→ Entries from a dataset
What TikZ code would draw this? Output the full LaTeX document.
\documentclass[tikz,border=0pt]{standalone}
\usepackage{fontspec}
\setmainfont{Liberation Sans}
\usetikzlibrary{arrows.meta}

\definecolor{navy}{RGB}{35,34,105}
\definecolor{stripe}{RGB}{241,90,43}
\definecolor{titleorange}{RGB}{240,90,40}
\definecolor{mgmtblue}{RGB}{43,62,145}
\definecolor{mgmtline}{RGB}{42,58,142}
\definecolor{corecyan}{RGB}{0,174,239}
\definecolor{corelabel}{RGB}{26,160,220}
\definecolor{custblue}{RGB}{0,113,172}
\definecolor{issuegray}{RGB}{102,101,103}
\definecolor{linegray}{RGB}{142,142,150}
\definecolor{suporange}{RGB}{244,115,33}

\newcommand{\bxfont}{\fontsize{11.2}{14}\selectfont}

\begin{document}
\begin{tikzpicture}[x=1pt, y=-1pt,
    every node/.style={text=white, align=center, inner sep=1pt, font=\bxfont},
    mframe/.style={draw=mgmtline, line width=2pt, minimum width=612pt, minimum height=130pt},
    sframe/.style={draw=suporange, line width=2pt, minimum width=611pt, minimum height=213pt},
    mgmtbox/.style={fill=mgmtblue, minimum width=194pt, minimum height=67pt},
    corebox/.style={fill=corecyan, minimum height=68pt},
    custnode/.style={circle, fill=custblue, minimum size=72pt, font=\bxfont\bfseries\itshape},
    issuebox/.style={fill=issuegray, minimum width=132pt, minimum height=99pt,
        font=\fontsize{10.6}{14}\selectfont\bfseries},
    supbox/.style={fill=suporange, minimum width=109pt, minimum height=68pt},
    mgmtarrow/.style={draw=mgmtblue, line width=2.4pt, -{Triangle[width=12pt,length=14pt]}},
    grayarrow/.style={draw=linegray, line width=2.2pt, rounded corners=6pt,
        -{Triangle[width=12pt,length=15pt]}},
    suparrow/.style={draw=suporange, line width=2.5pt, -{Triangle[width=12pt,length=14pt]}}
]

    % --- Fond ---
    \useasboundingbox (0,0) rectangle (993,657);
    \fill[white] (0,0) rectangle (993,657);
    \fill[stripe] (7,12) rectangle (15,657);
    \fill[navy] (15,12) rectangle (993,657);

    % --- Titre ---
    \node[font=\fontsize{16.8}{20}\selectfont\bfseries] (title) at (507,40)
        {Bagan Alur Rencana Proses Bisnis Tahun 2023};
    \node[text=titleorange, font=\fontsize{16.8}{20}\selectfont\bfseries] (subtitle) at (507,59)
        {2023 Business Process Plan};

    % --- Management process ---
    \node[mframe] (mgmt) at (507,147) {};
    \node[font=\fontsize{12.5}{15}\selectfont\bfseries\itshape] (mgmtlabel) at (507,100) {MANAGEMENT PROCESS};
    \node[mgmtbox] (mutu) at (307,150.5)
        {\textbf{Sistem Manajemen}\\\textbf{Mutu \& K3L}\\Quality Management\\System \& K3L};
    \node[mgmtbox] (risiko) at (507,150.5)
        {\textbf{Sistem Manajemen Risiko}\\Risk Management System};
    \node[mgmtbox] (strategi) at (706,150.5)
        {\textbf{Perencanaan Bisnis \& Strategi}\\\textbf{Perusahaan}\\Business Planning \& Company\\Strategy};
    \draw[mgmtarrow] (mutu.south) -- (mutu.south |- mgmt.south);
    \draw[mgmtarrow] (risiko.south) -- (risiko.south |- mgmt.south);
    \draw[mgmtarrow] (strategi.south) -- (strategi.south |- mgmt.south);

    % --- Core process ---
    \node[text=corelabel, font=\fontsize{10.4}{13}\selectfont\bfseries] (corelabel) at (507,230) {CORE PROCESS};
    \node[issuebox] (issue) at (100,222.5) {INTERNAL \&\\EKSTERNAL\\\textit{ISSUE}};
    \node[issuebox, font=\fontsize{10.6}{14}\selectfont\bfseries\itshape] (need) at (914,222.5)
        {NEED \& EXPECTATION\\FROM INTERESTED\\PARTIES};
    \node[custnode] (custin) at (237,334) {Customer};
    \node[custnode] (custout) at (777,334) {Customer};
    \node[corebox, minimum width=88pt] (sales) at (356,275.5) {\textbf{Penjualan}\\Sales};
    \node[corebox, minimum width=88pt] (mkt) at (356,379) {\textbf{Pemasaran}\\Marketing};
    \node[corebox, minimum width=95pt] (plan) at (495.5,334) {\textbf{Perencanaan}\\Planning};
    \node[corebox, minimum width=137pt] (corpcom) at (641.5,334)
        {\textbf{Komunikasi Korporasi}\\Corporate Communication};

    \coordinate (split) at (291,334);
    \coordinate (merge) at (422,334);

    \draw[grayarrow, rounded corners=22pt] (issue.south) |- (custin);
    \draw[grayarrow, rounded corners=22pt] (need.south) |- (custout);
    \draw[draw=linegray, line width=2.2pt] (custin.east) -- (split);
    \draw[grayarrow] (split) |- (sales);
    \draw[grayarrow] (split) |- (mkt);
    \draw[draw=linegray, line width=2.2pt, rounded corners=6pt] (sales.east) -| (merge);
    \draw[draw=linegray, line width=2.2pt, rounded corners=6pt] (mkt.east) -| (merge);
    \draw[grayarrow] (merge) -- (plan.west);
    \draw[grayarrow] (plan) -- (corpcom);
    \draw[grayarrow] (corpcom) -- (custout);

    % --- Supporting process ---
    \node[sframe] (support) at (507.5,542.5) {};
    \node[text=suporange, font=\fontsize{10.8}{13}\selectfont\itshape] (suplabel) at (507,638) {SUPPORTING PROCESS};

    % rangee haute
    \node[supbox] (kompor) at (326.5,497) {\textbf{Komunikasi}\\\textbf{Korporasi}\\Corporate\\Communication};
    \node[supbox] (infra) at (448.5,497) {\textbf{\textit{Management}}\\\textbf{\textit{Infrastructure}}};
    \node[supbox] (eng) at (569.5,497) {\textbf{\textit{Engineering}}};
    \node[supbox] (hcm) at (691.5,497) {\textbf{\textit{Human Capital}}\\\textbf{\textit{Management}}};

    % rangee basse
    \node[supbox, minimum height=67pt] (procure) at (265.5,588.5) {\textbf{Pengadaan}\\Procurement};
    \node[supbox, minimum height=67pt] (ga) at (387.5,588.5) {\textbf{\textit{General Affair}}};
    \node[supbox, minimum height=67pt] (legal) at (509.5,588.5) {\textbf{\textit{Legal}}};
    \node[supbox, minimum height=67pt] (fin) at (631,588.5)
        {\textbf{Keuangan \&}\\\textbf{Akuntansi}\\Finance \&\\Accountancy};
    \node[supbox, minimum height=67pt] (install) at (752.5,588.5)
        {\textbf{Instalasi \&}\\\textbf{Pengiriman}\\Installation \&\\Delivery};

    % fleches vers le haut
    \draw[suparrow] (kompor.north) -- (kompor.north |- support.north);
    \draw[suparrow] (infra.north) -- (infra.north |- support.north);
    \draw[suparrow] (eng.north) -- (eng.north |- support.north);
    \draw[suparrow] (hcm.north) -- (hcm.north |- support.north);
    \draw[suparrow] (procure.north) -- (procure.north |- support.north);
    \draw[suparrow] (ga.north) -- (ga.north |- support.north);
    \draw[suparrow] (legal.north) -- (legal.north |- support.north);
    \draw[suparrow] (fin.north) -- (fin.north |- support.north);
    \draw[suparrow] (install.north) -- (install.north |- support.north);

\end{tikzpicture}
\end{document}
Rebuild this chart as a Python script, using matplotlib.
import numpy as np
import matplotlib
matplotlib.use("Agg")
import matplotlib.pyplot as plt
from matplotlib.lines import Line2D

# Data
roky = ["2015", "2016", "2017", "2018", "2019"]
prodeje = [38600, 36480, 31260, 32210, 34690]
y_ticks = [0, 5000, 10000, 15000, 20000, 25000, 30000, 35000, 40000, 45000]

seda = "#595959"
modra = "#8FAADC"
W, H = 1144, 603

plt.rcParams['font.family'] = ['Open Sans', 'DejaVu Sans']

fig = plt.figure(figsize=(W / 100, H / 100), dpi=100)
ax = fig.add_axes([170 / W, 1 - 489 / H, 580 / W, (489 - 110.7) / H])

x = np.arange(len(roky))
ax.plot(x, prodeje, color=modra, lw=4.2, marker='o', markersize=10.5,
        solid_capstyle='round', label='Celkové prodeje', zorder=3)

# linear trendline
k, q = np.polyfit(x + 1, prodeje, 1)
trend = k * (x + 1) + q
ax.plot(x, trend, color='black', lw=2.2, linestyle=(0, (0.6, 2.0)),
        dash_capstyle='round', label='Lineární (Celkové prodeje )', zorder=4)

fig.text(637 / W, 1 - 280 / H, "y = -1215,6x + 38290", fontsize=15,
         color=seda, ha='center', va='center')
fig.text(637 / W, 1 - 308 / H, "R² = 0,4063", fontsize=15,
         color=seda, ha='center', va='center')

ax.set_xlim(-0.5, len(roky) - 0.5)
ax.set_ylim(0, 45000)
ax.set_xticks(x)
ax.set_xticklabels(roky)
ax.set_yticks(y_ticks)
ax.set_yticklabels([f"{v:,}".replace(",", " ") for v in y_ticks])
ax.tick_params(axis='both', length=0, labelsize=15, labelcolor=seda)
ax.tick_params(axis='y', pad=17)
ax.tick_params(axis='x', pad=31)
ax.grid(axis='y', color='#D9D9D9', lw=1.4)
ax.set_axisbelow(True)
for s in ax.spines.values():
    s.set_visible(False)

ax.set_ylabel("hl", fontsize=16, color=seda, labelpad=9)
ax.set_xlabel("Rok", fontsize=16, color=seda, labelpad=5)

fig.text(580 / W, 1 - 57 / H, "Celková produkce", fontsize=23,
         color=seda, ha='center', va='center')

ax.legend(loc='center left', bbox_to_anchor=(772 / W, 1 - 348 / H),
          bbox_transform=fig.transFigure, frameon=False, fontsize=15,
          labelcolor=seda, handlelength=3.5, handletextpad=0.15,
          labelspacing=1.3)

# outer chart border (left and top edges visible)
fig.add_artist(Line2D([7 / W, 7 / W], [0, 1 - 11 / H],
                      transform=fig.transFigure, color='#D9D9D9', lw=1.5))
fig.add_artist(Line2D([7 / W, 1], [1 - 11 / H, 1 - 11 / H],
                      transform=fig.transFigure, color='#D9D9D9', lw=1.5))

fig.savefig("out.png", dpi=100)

→ Problem requirements
Out of the material above, select every line that holds the string "this".

→ Exercise answer
What TikZ code would draw this? Output the full LaTeX document.
Rebuild this chart as a Python script, using matplotlib.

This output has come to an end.